EXERCISE REQUIREMENTS ::
Nothing outside the lines from the one containing "Generate a web" down to the one containing "var facets = ['Vegan', 'Omnivore'];" belongs in the copy; print that span exactly, both ends included, with pictures removed.

EXTRACTED DATA ::
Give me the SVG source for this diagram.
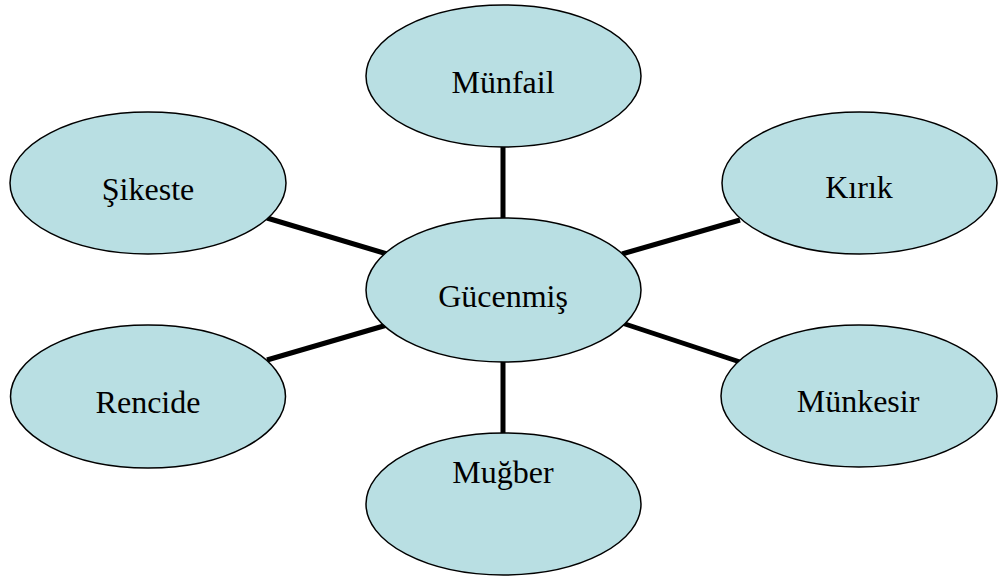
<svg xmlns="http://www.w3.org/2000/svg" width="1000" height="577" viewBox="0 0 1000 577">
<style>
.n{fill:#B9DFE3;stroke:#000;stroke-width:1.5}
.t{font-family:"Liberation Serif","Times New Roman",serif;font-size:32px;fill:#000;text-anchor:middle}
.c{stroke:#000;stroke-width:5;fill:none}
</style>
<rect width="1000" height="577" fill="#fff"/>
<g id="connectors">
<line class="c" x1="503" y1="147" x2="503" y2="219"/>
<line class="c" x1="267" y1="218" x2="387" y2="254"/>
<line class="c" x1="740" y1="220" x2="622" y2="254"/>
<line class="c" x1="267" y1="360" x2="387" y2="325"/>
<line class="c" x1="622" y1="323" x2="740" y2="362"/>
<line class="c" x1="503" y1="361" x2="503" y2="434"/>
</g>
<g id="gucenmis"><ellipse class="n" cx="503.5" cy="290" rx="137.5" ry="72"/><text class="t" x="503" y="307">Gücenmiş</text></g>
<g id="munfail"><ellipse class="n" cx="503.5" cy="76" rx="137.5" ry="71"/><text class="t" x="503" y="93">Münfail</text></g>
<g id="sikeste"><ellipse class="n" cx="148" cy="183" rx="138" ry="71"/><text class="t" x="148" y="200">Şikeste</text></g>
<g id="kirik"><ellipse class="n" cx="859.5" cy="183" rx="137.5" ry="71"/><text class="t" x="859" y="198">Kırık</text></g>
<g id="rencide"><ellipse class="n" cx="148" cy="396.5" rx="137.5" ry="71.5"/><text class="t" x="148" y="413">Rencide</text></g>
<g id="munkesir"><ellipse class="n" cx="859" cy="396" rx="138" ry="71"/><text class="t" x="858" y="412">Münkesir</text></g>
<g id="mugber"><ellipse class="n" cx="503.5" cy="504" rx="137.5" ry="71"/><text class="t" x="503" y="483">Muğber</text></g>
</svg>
* * *
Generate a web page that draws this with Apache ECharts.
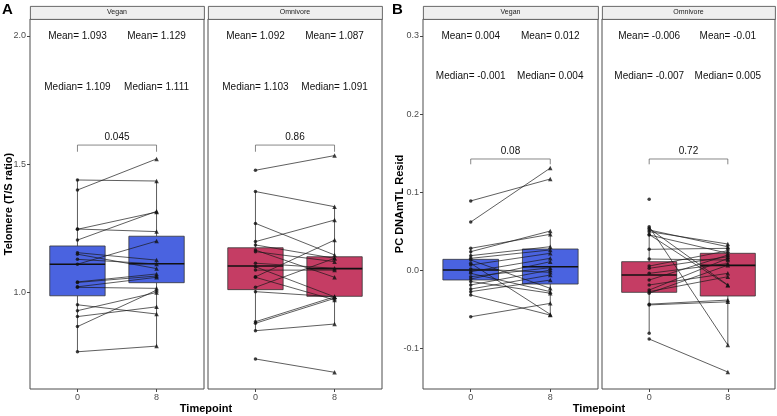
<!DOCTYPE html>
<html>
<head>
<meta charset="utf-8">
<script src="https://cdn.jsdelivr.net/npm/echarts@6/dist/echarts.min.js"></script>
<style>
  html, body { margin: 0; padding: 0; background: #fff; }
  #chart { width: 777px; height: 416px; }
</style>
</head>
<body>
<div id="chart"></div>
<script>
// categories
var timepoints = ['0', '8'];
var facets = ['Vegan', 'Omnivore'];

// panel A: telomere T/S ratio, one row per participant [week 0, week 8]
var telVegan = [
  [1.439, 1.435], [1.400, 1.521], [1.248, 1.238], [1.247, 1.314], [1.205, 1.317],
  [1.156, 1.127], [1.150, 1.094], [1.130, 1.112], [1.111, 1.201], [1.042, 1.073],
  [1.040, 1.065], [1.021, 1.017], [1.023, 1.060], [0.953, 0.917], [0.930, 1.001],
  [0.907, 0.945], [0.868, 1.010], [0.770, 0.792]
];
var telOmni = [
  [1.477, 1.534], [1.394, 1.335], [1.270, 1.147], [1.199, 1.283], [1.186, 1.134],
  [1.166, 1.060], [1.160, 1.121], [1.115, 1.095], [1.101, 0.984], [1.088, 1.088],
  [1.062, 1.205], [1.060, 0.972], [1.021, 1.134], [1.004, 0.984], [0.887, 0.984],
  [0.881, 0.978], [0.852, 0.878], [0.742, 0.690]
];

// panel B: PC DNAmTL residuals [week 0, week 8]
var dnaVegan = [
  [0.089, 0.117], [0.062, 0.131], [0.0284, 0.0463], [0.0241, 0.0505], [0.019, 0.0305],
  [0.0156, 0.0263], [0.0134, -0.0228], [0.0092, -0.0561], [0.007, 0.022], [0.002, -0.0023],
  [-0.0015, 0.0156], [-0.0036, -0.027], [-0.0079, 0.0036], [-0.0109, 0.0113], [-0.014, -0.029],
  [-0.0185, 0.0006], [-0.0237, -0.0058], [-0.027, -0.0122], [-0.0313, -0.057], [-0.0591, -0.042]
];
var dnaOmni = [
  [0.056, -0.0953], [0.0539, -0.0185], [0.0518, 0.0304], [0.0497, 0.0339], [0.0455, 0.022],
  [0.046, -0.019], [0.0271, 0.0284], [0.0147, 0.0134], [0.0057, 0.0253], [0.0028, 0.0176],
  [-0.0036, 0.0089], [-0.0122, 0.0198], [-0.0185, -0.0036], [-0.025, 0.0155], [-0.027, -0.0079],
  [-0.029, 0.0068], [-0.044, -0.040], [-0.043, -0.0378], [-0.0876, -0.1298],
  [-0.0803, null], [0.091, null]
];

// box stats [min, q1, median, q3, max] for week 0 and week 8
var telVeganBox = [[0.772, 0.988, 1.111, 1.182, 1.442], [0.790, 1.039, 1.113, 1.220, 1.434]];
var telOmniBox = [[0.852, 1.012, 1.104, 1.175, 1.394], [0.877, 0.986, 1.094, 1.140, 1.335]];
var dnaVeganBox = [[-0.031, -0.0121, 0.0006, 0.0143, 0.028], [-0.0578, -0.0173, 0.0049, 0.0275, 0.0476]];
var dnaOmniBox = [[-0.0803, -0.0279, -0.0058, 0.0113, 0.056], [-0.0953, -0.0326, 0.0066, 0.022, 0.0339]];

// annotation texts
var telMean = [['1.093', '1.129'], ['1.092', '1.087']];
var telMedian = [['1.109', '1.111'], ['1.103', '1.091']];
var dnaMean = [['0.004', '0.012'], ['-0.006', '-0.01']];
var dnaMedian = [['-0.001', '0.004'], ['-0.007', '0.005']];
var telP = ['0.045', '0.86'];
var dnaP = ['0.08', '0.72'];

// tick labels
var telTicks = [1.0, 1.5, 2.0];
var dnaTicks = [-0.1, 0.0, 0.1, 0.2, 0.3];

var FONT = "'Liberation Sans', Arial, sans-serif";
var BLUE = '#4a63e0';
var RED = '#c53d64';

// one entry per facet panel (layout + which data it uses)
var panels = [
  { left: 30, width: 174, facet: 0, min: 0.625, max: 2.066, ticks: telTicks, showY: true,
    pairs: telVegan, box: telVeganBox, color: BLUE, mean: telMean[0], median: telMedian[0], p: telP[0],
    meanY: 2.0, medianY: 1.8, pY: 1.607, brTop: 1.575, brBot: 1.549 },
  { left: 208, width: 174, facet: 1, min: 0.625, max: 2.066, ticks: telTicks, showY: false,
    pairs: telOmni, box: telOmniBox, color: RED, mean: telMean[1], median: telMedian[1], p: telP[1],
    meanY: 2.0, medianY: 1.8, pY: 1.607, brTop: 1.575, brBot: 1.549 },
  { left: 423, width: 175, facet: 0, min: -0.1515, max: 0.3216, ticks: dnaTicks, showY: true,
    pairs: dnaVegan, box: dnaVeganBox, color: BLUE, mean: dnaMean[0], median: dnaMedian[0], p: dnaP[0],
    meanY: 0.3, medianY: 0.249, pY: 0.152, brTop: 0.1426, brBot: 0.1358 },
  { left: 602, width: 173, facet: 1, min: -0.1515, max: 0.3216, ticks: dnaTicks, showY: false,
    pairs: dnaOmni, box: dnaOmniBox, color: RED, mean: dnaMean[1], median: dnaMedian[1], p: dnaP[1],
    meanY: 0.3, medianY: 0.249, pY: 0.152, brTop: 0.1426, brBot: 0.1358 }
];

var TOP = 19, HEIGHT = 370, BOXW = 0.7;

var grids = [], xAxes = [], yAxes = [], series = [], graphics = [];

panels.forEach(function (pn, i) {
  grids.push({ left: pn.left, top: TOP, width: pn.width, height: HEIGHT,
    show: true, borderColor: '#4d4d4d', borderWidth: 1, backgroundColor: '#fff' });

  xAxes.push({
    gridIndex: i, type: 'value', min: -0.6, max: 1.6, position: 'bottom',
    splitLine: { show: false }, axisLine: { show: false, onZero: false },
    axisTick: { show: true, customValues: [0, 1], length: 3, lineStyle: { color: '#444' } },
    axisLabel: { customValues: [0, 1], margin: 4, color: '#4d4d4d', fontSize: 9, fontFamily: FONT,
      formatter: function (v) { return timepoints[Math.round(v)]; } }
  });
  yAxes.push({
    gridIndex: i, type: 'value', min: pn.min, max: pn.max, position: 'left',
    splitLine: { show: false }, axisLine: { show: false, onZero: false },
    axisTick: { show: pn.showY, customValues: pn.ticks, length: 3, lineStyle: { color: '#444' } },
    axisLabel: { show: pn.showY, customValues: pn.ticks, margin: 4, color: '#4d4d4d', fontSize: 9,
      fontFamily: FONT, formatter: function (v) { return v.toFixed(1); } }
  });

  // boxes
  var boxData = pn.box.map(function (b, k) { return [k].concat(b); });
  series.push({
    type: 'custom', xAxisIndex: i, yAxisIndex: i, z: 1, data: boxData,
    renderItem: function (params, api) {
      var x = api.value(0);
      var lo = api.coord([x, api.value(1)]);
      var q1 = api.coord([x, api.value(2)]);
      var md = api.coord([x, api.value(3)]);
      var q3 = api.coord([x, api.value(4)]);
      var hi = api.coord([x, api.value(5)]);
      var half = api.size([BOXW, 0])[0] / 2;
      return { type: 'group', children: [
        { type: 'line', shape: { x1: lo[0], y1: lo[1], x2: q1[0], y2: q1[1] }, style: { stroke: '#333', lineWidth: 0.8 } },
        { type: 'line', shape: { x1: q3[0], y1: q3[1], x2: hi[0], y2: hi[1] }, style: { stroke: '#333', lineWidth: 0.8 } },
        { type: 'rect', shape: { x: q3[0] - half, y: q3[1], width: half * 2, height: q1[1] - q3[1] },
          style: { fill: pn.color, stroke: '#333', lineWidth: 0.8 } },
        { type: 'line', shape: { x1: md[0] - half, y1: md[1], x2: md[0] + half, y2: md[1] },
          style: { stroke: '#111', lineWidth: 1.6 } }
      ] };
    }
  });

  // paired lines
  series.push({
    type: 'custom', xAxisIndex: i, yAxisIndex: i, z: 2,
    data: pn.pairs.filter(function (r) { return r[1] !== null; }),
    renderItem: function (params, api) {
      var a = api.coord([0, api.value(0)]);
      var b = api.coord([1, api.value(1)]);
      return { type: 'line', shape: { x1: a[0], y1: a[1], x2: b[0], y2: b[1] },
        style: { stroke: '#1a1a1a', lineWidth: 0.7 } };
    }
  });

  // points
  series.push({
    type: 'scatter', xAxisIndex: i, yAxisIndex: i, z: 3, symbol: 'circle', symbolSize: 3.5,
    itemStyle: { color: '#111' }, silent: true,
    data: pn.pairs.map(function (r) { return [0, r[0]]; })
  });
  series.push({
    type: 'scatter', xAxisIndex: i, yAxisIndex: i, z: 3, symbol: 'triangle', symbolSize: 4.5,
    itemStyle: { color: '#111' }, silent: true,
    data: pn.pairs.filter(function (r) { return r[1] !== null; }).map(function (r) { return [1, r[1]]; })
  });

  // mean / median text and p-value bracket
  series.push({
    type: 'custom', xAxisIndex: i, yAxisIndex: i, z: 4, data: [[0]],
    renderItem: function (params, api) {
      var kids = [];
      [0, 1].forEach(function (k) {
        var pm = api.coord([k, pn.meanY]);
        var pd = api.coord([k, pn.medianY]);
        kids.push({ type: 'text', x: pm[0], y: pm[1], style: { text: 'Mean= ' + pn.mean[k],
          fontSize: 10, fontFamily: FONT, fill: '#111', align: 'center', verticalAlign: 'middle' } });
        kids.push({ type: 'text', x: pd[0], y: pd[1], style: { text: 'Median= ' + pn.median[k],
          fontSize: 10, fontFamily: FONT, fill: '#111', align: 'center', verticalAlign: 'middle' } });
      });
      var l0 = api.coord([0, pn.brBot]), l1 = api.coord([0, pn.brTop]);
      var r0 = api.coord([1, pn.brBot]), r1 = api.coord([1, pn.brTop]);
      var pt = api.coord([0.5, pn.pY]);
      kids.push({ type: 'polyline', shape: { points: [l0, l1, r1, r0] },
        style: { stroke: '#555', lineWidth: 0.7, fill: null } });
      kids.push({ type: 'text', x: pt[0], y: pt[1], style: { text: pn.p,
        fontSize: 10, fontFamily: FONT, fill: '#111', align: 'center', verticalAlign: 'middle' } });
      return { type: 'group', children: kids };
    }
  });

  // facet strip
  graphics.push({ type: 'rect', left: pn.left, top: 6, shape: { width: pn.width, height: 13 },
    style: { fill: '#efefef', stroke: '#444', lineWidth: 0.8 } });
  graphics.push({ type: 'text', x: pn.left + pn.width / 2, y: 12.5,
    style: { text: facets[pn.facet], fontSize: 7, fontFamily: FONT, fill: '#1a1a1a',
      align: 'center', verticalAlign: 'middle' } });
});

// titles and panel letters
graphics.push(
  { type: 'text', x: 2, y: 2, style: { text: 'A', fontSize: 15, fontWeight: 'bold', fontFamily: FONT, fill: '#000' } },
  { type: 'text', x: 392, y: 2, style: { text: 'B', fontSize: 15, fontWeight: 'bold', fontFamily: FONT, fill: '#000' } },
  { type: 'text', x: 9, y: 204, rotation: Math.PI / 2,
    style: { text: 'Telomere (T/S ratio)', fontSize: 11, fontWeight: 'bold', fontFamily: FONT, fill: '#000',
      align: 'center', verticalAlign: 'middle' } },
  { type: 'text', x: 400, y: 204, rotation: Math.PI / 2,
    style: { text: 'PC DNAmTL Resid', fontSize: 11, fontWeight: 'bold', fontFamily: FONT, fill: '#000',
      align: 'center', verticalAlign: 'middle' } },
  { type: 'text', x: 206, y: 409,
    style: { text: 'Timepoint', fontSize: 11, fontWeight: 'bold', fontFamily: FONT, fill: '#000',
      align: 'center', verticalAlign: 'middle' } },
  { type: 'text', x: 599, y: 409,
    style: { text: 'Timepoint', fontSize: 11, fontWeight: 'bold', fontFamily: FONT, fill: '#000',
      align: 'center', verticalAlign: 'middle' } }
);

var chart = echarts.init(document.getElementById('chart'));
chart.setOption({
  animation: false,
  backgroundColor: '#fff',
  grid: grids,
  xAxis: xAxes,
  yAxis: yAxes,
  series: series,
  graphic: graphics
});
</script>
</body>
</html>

SOLUTION TO THIS TASK ::
Generate a web page that draws this with Apache ECharts.
<!DOCTYPE html>
<html>
<head>
<meta charset="utf-8">
<script src="https://cdn.jsdelivr.net/npm/echarts@6/dist/echarts.min.js"></script>
<style>
  html, body { margin: 0; padding: 0; background: #fff; }
  #chart { width: 777px; height: 416px; }
</style>
</head>
<body>
<div id="chart"></div>
<script>
// categories
var timepoints = ['0', '8'];
var facets = ['Vegan', 'Omnivore'];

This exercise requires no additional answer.